OBJECTIVE:
Quote exactly the lines spanning from the top of the data below to the line that contains "RUN And START</text>", including both.

INFORMATION SHOWN:
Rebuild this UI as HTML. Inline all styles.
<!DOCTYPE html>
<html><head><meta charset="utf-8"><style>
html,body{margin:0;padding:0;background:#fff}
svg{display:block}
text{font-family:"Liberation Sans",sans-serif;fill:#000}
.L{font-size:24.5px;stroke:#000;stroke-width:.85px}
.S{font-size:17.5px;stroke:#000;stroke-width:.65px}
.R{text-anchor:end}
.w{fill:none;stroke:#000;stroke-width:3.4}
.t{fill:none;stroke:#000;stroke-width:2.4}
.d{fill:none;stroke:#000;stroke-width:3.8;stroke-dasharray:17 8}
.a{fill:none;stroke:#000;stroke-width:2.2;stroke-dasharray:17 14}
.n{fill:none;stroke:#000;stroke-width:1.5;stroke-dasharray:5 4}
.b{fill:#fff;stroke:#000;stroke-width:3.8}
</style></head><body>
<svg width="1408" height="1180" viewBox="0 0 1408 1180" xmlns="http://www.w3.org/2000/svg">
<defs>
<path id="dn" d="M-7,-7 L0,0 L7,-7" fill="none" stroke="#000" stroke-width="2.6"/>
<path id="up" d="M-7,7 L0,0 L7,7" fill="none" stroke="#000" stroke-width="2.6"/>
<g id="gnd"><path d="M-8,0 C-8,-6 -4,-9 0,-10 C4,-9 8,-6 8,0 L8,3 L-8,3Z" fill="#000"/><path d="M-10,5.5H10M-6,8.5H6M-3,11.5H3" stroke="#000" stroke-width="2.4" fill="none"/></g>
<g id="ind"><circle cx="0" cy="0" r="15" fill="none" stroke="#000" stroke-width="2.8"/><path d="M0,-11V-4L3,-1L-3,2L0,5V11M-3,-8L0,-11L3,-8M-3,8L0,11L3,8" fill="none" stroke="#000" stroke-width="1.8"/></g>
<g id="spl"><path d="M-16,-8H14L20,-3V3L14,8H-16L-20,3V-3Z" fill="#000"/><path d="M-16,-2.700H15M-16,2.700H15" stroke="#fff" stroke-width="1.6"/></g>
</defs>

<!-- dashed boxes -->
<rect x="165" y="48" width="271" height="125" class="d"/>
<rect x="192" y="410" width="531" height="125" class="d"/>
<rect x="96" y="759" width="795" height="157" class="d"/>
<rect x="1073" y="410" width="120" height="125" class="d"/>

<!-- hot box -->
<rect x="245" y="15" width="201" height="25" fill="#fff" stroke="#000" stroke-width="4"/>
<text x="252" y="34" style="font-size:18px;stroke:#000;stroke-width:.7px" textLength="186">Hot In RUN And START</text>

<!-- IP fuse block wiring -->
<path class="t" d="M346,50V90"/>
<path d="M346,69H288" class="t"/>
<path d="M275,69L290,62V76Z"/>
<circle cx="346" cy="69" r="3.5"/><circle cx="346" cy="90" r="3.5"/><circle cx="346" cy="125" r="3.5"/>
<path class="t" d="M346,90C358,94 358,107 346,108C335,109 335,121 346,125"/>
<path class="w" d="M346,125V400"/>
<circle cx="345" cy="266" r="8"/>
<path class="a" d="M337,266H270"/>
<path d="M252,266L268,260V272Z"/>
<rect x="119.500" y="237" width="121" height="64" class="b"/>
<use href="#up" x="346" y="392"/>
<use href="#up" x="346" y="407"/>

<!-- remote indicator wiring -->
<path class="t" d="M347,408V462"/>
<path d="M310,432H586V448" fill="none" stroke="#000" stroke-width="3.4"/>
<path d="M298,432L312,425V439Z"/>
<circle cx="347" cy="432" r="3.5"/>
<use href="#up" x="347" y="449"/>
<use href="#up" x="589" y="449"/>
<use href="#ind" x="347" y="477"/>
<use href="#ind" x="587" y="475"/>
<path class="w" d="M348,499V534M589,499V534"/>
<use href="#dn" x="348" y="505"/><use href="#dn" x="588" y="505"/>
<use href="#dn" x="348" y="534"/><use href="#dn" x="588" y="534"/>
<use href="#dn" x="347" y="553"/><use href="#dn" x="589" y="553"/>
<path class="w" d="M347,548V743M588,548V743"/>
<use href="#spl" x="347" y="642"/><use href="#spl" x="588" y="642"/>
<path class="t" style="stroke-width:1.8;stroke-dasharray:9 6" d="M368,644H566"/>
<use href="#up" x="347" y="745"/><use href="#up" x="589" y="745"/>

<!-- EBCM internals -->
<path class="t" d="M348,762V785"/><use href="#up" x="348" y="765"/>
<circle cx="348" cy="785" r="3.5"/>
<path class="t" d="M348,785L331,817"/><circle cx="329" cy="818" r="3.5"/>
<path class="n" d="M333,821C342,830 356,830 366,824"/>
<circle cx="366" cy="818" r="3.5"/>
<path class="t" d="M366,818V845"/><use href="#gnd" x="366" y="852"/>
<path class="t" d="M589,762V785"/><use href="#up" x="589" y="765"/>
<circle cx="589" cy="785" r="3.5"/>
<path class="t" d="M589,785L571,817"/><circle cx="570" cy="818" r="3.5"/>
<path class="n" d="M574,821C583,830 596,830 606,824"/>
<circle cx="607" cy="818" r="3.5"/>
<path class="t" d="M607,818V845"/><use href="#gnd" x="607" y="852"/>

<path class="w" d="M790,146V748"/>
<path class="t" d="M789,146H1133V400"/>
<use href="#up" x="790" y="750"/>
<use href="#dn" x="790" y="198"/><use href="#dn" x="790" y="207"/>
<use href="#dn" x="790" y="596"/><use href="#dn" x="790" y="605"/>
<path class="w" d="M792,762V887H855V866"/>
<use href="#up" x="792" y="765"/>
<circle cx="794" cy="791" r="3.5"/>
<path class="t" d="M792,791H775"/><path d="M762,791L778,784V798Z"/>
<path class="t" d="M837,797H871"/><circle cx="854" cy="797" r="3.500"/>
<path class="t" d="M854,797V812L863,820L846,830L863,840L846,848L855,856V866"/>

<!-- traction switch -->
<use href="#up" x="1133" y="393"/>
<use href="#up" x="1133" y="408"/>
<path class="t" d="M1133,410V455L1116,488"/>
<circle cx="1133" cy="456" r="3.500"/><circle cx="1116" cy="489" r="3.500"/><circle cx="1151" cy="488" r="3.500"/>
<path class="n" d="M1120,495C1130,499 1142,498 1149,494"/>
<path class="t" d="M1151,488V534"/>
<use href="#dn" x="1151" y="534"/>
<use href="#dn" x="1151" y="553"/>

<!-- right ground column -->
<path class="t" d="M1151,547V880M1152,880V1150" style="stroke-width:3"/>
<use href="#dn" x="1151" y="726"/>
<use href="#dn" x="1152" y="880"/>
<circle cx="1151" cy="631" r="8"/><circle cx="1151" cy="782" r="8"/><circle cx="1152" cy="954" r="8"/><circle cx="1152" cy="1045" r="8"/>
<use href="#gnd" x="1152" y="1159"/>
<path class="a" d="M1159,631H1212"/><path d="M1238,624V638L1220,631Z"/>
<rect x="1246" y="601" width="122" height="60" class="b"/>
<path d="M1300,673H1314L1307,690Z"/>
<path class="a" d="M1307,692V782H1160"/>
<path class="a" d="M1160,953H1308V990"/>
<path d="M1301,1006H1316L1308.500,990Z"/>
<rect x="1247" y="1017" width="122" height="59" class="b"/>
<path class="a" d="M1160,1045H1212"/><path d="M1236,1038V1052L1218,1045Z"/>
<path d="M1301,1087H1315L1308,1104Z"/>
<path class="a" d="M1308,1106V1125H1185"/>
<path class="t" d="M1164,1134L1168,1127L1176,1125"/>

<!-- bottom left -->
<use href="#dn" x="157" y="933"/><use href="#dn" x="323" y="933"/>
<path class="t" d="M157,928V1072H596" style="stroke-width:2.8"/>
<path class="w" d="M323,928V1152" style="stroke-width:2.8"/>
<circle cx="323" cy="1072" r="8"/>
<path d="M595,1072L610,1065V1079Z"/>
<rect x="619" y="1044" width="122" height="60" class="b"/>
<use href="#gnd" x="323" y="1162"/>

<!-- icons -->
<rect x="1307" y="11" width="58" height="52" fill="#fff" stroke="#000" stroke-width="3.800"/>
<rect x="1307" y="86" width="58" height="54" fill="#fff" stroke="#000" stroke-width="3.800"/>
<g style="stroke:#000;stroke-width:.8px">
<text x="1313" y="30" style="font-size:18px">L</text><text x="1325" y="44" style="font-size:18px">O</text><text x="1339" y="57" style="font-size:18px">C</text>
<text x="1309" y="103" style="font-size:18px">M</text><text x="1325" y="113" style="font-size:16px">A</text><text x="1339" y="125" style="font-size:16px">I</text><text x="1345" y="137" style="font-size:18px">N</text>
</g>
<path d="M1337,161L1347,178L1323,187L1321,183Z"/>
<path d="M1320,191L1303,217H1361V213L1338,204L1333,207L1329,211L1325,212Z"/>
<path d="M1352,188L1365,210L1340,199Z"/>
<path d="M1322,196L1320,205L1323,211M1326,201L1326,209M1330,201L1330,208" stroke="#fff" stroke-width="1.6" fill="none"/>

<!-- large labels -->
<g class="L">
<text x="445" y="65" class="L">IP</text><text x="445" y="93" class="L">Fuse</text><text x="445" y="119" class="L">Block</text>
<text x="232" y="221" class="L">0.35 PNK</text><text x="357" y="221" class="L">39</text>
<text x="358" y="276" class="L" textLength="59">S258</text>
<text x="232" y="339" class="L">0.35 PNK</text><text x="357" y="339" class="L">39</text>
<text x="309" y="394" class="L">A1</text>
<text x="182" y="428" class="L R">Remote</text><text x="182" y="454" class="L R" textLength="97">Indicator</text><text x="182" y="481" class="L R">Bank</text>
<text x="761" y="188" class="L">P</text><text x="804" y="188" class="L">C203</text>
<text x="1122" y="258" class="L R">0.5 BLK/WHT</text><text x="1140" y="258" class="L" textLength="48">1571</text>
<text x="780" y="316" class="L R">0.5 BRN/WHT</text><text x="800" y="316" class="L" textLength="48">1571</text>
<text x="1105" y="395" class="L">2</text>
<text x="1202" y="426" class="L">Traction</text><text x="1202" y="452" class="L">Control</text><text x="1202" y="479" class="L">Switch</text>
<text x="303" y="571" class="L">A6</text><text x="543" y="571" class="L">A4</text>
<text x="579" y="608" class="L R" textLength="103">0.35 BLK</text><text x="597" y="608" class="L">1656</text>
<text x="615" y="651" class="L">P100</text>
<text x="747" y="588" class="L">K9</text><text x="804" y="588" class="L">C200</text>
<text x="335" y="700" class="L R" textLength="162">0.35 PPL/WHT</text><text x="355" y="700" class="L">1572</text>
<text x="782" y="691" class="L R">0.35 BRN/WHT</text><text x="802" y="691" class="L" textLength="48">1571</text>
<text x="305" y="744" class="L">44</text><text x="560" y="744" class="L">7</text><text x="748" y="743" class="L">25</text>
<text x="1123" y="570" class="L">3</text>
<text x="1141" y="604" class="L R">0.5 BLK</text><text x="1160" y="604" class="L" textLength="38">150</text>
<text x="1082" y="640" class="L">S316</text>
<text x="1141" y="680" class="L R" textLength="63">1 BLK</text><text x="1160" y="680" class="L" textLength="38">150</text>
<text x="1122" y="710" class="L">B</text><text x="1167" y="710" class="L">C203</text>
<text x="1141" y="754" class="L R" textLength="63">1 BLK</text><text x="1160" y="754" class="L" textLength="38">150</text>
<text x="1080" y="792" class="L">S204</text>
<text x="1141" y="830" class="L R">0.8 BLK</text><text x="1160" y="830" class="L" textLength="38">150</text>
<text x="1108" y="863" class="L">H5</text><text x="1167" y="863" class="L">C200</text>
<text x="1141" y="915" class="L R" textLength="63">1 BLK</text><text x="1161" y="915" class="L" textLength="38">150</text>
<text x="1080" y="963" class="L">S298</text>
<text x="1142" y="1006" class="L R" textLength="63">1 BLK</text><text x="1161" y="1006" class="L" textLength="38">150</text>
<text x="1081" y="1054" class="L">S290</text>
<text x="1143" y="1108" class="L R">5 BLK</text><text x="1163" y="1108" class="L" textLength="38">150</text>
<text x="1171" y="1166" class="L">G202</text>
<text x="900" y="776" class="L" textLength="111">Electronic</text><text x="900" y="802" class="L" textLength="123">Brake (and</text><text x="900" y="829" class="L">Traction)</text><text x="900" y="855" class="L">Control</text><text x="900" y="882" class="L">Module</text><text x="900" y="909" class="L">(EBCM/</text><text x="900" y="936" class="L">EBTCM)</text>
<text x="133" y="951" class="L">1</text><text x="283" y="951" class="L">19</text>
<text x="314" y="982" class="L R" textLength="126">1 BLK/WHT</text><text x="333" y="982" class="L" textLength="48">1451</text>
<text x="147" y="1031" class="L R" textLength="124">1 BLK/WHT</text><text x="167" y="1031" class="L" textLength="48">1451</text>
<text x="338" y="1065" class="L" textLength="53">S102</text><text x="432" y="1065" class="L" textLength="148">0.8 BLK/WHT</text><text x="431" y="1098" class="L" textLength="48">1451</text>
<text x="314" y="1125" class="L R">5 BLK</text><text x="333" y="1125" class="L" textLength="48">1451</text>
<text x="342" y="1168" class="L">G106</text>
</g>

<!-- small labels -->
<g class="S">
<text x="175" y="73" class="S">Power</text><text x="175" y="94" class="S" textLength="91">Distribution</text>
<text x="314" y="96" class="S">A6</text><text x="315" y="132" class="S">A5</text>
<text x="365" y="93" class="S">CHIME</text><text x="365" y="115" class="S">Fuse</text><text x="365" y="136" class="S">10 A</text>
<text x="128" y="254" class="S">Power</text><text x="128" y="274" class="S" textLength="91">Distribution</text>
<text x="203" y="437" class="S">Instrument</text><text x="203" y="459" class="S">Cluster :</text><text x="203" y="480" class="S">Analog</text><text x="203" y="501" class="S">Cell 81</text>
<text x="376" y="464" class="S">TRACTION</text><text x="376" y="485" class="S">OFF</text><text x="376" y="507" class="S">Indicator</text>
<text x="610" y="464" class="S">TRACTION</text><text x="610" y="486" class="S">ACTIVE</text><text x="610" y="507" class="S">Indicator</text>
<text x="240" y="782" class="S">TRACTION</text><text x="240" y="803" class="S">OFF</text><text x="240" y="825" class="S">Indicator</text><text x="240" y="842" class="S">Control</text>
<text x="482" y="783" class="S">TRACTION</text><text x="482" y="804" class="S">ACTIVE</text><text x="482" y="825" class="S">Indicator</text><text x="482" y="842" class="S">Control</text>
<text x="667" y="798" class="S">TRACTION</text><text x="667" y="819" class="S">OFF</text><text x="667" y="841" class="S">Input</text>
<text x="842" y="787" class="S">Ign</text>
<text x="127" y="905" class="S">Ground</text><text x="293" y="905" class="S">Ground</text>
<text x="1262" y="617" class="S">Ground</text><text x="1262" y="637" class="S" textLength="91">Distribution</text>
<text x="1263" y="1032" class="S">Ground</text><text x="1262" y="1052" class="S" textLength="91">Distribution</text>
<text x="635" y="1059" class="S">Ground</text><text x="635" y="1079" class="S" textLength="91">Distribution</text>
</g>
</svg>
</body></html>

THE OUTPUT:
Rebuild this UI as HTML. Inline all styles.
<!DOCTYPE html>
<html><head><meta charset="utf-8"><style>
html,body{margin:0;padding:0;background:#fff}
svg{display:block}
text{font-family:"Liberation Sans",sans-serif;fill:#000}
.L{font-size:24.5px;stroke:#000;stroke-width:.85px}
.S{font-size:17.5px;stroke:#000;stroke-width:.65px}
.R{text-anchor:end}
.w{fill:none;stroke:#000;stroke-width:3.4}
.t{fill:none;stroke:#000;stroke-width:2.4}
.d{fill:none;stroke:#000;stroke-width:3.8;stroke-dasharray:17 8}
.a{fill:none;stroke:#000;stroke-width:2.2;stroke-dasharray:17 14}
.n{fill:none;stroke:#000;stroke-width:1.5;stroke-dasharray:5 4}
.b{fill:#fff;stroke:#000;stroke-width:3.8}
</style></head><body>
<svg width="1408" height="1180" viewBox="0 0 1408 1180" xmlns="http://www.w3.org/2000/svg">
<defs>
<path id="dn" d="M-7,-7 L0,0 L7,-7" fill="none" stroke="#000" stroke-width="2.6"/>
<path id="up" d="M-7,7 L0,0 L7,7" fill="none" stroke="#000" stroke-width="2.6"/>
<g id="gnd"><path d="M-8,0 C-8,-6 -4,-9 0,-10 C4,-9 8,-6 8,0 L8,3 L-8,3Z" fill="#000"/><path d="M-10,5.5H10M-6,8.5H6M-3,11.5H3" stroke="#000" stroke-width="2.4" fill="none"/></g>
<g id="ind"><circle cx="0" cy="0" r="15" fill="none" stroke="#000" stroke-width="2.8"/><path d="M0,-11V-4L3,-1L-3,2L0,5V11M-3,-8L0,-11L3,-8M-3,8L0,11L3,8" fill="none" stroke="#000" stroke-width="1.8"/></g>
<g id="spl"><path d="M-16,-8H14L20,-3V3L14,8H-16L-20,3V-3Z" fill="#000"/><path d="M-16,-2.700H15M-16,2.700H15" stroke="#fff" stroke-width="1.6"/></g>
</defs>

<!-- dashed boxes -->
<rect x="165" y="48" width="271" height="125" class="d"/>
<rect x="192" y="410" width="531" height="125" class="d"/>
<rect x="96" y="759" width="795" height="157" class="d"/>
<rect x="1073" y="410" width="120" height="125" class="d"/>

<!-- hot box -->
<rect x="245" y="15" width="201" height="25" fill="#fff" stroke="#000" stroke-width="4"/>
<text x="252" y="34" style="font-size:18px;stroke:#000;stroke-width:.7px" textLength="186">Hot In RUN And START</text>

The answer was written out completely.